中西 なるほど~。奥様との運命的な出会いも込められているのですね。

おからで海が真っ白に

中西 その後、おからの活用に目をつけたのですね。

白石 私は釣りが大好きなのですが、ある日博多湾で釣りをしていると、海が真っ白になっていたのです。それは豆腐屋さんが廃棄したおからだったのです。いまそんなことをしたら産業廃棄物の法律に触れますが、当時は海にそのまま捨ててもいい時代だったのです。

それを見ていたら、おじいちゃん、おばあちゃんに育てられたものですから「もったいない」という気持ちがわき起こり、突き動かされるように、なんとかおからを活用することはできないかと研究を始めました。

おからは、豆腐などの大豆製品を製造する過程で大量に廃棄されます。栄養豊富であるにもかかわらず、日持ちしないことからほとんどが廃棄処分されます。

そこで、まず独自の製造装置を作って、豆乳分を除去することで独特の臭いを消し、さらに微粒子化することで、おからの特徴でもあるザラついた触感がなくなり、保存性も高めることができました。そうやって、おからペーストとして商品化することができたのです。

中西 すごいですね! 普通、おからを活用しようと思っても、食材を生かした料理くらいしか思いつきませんが、それには限界があります。臭いもザラつきもないおからペーストならいろんな食材に代替できそうですね。

白石 一例をあげますと、麺やパン、菓子類、スープなどさまざまな食材に利用できます。もちろん原料はおからですから栄養価も高く、低糖質、低脂質。食物繊維も豊富な食材になります。

笑顔で美味しいソフトクリームを食べてもらいたくて

中西 なるほど。そうやってさまざまな商品を作っていく中で、話題になった「溶けにくいソフトクリーム」が生まれたのですね。

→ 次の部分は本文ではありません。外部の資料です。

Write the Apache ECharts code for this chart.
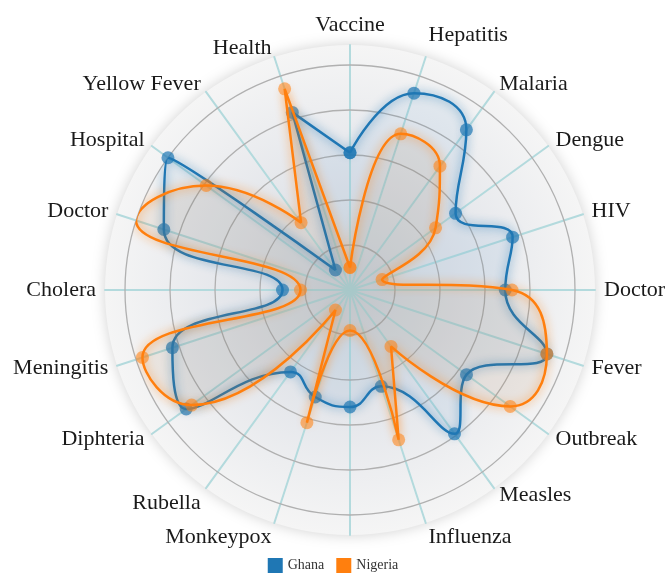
<!DOCTYPE html>
<html>
<head>
<meta charset="utf-8">
<script src="https://cdn.jsdelivr.net/npm/echarts@6/dist/echarts.min.js"></script>
<style>
  html, body { margin: 0; padding: 0; background: #fff; }
  #chart { width: 666px; height: 578px; }
</style>
</head>
<body>
<div id="chart"></div>
<script>
// axes, clockwise from the top
const indicators = ["Vaccine", "Hepatitis", "Malaria", "Dengue", "HIV", "Doctor", "Fever", "Outbreak",
  "Measles", "Influenza", "", "Monkeypox", "Rubella", "Diphteria", "Meningitis", "Cholera",
  "Doctor", "Hospital", "Yellow Fever", "Health"];

const ghana = [61, 92, 88, 58, 76, 69, 92, 64, 79, 45, 52, 50, 45, 90, 83, 30, 87, 100, 11, 83];
const nigeria = [10, 73, 68, 47, 15, 72, 92, 88, 31, 70, 18, 62, 11, 87, 97, 22, 100, 79, 37, 94];

const seriesNames = ["Ghana", "Nigeria"];
const colors = ["#1f77b4", "#ff7f0e"];

const font = "'Liberation Serif', 'DejaVu Serif', serif";
const center = [350, 290];

// a few labels sit a little further out in the original
const nudge = {
  Hepatitis: [0, 0, 26, 0],
  Influenza: [12, 0, 0, 0],
  Monkeypox: [12, 0, 0, 0],
  Rubella: [16, 0, 0, 0]
};

// radar indicators go counter-clockwise, so feed them reversed after the first
const radarIndicators = [indicators[0]].concat(indicators.slice(1).reverse())
  .map((name) => ({ name: name, max: 100 }));

let rich = {};
Object.keys(nudge).forEach((k) => {
  rich[k] = { padding: nudge[k], fontFamily: font, fontSize: 22, color: "#1a1a1a" };
});

function closedLoop(values) {
  let pts = values.map((v, i) => [v, i]);
  pts.push([values[0], values.length]);
  return pts;
}

let chart = echarts.init(document.getElementById("chart"), null, { renderer: "canvas" });

let option = {
  animation: false,
  backgroundColor: "#fff",
  legend: {
    data: seriesNames,
    bottom: 0,
    left: "center",
    icon: "rect",
    itemWidth: 15,
    itemHeight: 15,
    itemGap: 12,
    itemStyle: { opacity: 1 },
    textStyle: { fontFamily: font, fontSize: 14, color: "#333" }
  },
  radar: {
    z: 0,
    center: center,
    radius: 245,
    startAngle: 90,
    shape: "circle",
    splitNumber: 1,
    indicator: radarIndicators,
    nameGap: 9,
    axisName: {
      color: "#1a1a1a",
      fontFamily: font,
      fontSize: 22,
      formatter: (name) => (nudge[name] ? "{" + name + "|" + name + "}" : name),
      rich: rich
    },
    axisLine: { lineStyle: { color: "#b3dadd", width: 2 } },
    axisTick: { show: false },
    axisLabel: { show: false },
    splitLine: { show: false },
    splitArea: {
      show: true,
      areaStyle: {
        color: [{
          type: "radial", x: 0.5, y: 0.5, r: 0.5,
          colorStops: [
            { offset: 0, color: "#d2d7de" },
            { offset: 0.55, color: "#e6e8ec" },
            { offset: 1, color: "#f5f5f5" }
          ]
        }],
        shadowBlur: 14,
        shadowColor: "rgba(0,0,0,0.18)"
      }
    }
  },
  polar: { center: center, radius: 225 },
  angleAxis: {
    type: "value",
    min: 0,
    max: indicators.length,
    startAngle: 90,
    clockwise: true,
    axisLine: { show: false },
    axisTick: { show: false },
    axisLabel: { show: false },
    splitLine: { show: false }
  },
  radiusAxis: {
    z: 3,
    type: "value",
    min: 0,
    max: 100,
    interval: 20,
    axisLine: { show: false },
    axisTick: { show: false },
    axisLabel: { show: false },
    splitLine: { show: true, lineStyle: { color: "#b0b0b0", width: 1.3 } }
  },
  series: [
    {
      name: seriesNames[0],
      type: "line",
      z: 4,
      coordinateSystem: "polar",
      data: closedLoop(ghana),
      smooth: 0.5,
      symbol: "circle",
      symbolSize: 13,
      itemStyle: { color: colors[0], opacity: 0.7 },
      lineStyle: { color: colors[0], width: 2.5, shadowBlur: 10, shadowColor: "rgba(31,119,180,0.8)" },
      areaStyle: { color: "rgba(31,119,180,0.10)" }
    },
    {
      name: seriesNames[1],
      type: "line",
      z: 5,
      coordinateSystem: "polar",
      data: closedLoop(nigeria),
      smooth: 0.5,
      symbol: "circle",
      symbolSize: 13,
      itemStyle: { color: colors[1], opacity: 0.55 },
      lineStyle: { color: colors[1], width: 2.5, shadowBlur: 10, shadowColor: "rgba(255,127,14,0.8)" },
      areaStyle: { color: "rgba(175,110,55,0.14)" }
    }
  ]
};

chart.setOption(option);
</script>
</body>
</html>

白石 溶けにくいソフトクリームが誕生したきっかけは、私はソフトクリームが好きなのですが、食べている最中に溶けてくるので、最後に手がベトベトする感じが嫌だなぁと、常日頃、思っていました。

ある時、サービスエリアの売店でソフトクリームを買っている親子連れを見かけたのです。小さな子がソフトクリームを買ってもらってニコニコしながら食べていました。「こんなに嬉しい顔をするのか」と、微笑ましく見ていました。だけど、小さい子どもですから、どうしても手がベトベトになってしまうんですね。その汚れた手でお母さんのスカートをつかんだので、パーンと叩かれてしまったのです。その一部始終を見て、「よし。溶けないソフトクリームを作るぞ」と決めたのです。

中西 「溶けにくいソフトクリーム」は、子どもが怒られることなく、笑顔で食べきれるソフトクリームだったのですね。

白石 そうですね。真夏の一番暑い日でも40分から50分は溶けません。それまでには食べ終わるでしょう。

これはかなり話題になって、世界中からいろいろな方が食べにこられました。

美味しくて、笑顔になるものを作りたい

中西 それはすごいですね。これからどんどん広がっていくでしょうけど、次は何を考えているのですか?

白石 いままで何百種類と製品を考えてきたので、もうこれ以上出ません(笑)。次は、発想の転換で、いままで作ってきたもので、スイーツだったものをおかずに、おかずだったものをスイーツにできないかなと思っています。だからソフトクリームは、おかずですね。

中西 えー! それは面白いですね。

白石 どうなるかわからないけど(笑)。楽しいからやっているんです。よく「研究者」などと呼ばれますけど、自分じゃ一切そういうふうに思っていません。単なる田舎のおじさんです。

中西 そこが素晴らしいところですよね。楽しんで作っている。ソフトクリームだって、「子どもが怒られないよう溶けにくくしよう」という発想がいいですよね。

このソフトクリーム、本当に美味しいですよ。

白石 製品のほとんどは捨てられるはずだったものからできているんですよ。リンゴのアイスも、リンゴの捨てるところで作ります。当たり前のものを入れるなら、買ってきたほうが早いですよ。口に入れて害にならないものなら、捨てるものを生かしたほうがいいでしょう。私はどちらかといえば貧乏人でしたから、「もったいない精神」が強いのでしょうね。

中西 どの国でも必ずこういう食品廃棄物が出るだろうし、例えば食糧難で苦しんでいる地域で捨てるものから食べるものを作れば、人類の貢献になりますよね。

白石 国や企業ができないことを橋渡しして、少しでも健康になってもらうことが私の生き方でもありますからね。単に食べられればいいというのではなく、美味しくて、みんながニコニコするような製品を作りたいです。

中西 次はどんな製品で驚かせてくれるのか、楽しみです。今日はお忙しいところ、ありがとうございました。